John Hughes-style film a must-see : ‘Edge of Seventeen’ a hilarious and modern movie


Coming of age films take on many shapes and sizes. Typically, each film has a time period that it reflects.
Think about it, would a John Hughes film be as relevant to today’s teens? While the late director’s films are classic and practically timeless, there would be quite a bit lost in translation.
Technology and societal norms change, and with them, the struggle of the average teen changes, too. What really happens when a writer combines a coming of age story with today’s modern, technology-dependent youth?
“The Edge of Seventeen” answered this question.
“The Edge of Seventeen” centers around 17-year-old Nadine, portrayed by Hailee Steinfeld, who is introduced as she declares her intentions of suicide to a trusted teacher.
The film includes some background that led to this sensitive moment. The audience can see that a young Nadine is awkward and viewed as an outcast by her peers from an early age.

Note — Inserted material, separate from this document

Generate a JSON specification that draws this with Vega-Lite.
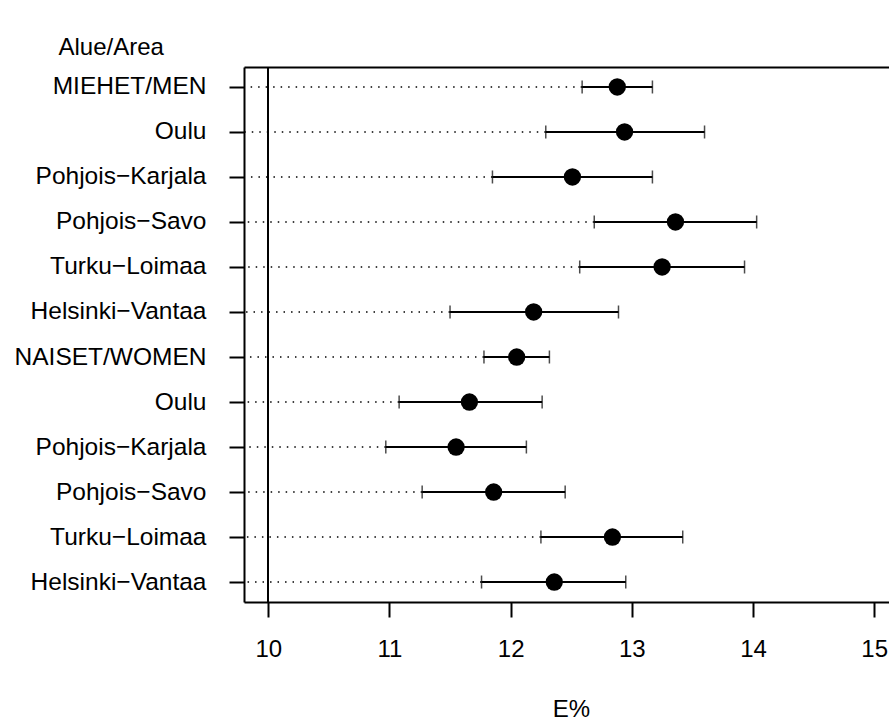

A short scene showing her mother idolizing her brother Darian in elementary school depicts not only her troublesome relationship with her mother, but also emphasizes how much her father understood her.
It was in the same flashback that Nadine’s only friend Krista was introduced.

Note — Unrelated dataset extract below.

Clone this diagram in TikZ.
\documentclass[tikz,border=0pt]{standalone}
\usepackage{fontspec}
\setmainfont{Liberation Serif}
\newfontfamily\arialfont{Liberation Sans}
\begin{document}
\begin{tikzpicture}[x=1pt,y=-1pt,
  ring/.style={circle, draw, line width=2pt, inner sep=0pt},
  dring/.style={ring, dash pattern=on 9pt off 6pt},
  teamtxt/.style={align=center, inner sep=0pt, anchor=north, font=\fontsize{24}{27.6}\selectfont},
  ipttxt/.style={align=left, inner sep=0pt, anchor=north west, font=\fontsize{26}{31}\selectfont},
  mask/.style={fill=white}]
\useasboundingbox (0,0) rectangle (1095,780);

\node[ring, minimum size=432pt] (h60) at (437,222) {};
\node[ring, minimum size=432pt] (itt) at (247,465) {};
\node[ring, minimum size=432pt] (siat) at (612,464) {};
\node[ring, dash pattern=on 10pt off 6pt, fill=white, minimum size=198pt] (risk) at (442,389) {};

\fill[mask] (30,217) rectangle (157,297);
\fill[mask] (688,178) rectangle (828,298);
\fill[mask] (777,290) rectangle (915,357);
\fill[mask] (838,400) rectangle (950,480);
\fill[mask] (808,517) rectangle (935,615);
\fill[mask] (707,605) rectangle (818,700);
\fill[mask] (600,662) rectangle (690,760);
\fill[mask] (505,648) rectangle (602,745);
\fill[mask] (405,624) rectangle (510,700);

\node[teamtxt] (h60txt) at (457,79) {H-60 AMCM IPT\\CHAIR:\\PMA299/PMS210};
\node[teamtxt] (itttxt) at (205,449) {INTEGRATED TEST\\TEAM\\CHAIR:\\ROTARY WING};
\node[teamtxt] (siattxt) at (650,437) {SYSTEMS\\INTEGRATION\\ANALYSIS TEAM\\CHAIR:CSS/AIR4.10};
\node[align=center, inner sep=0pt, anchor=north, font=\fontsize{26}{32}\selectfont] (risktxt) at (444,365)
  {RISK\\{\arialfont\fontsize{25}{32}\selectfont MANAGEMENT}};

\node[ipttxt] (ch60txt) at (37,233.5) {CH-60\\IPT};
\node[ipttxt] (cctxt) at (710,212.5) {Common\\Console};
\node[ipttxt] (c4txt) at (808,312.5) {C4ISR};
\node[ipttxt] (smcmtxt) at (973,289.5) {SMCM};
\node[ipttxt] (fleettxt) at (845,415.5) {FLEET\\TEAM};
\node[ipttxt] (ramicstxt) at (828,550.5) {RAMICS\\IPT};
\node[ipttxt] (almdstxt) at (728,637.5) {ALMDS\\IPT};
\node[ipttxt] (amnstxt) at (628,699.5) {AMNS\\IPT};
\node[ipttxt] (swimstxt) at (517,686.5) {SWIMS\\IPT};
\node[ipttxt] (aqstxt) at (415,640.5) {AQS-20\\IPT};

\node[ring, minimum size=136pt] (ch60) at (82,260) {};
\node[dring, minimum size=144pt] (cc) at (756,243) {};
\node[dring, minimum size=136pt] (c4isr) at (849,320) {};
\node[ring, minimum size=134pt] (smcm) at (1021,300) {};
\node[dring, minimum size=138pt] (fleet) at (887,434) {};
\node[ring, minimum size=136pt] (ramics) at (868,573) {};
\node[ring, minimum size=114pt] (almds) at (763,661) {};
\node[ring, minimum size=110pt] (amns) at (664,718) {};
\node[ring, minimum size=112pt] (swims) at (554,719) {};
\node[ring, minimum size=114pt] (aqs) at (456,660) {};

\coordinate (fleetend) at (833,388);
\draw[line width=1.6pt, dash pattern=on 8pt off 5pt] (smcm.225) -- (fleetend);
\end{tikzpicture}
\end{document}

In her early teen years, Nadine’s father died of a sudden heart attack, leaving her with her brother and her self-absorbed mother.
Years later, Nadine is still awkward, but now is pining for a boy recently released from juvie, though oblivious to the fact that another classmate is flirting with her, and is still friends with only Krista.
Long story short, while their mother is out of town, Darian and Nadine have friends over. After passing out in the bathroom, Nadine discovers Krista and Darian hooking up.
They eventually become an official couple, and Nadine feels lonelier than ever.
Throw in some fights with mom, an unexpected friendship and a sassy Woody Harrelson and the essential pieces of the plot are in place to deliver how Nadine grows from this troubling news.
With a 94 percent on Rotten Tomatoes and numerous other excellent reviews, it is clear that audiences liked “The Edge of Seventeen.”
Given its universally relatable nature, it’s a no-brainer that this film received positive feedback. One could easily pick out some aspect of the film that they could relate to.
From not being the favorite child in the family to being turned down by someone you really like, “The Edge of Seventeen” has something for everyone.
The cast also did a phenomenal job in bringing this story to life.
Steinfeld presented a Nadine that was so awkward it was hard not to feel sympathy for her.
Harrelson was the witty, yet caring teacher that exists in practically every school. Blake Jenner, Kyra Sedgwick, Haley Lu Richardson and Hayden Szeto round out the cast portraying characters that have probably been present in your life at some point in time.
Hands down this hysterical film gets two thumbs up; however, it should not even be considered in the same ballpark as John Hughes films as some reviewers suggested.
The only reason this film is good is because it uses the key elements outlined in various films before it. The fractured home life, the devastating dilemma, the bad boy, the nice boy and a wise teacher are not new elements, but the use of technology in these elements sets this film apart.
While it should not be praised as the greatest coming of age film of all time, it should be considered great for the simple fact that it produced something relevant to modern society.
While not all audiences can directly relate to accidentally sending a text to a crush or having a friend date a sibling, the film is still relatable for all. Full of hilarity, painfully awkward situations, and a youthful angst, “The Edge of Seventeen” is a must-see.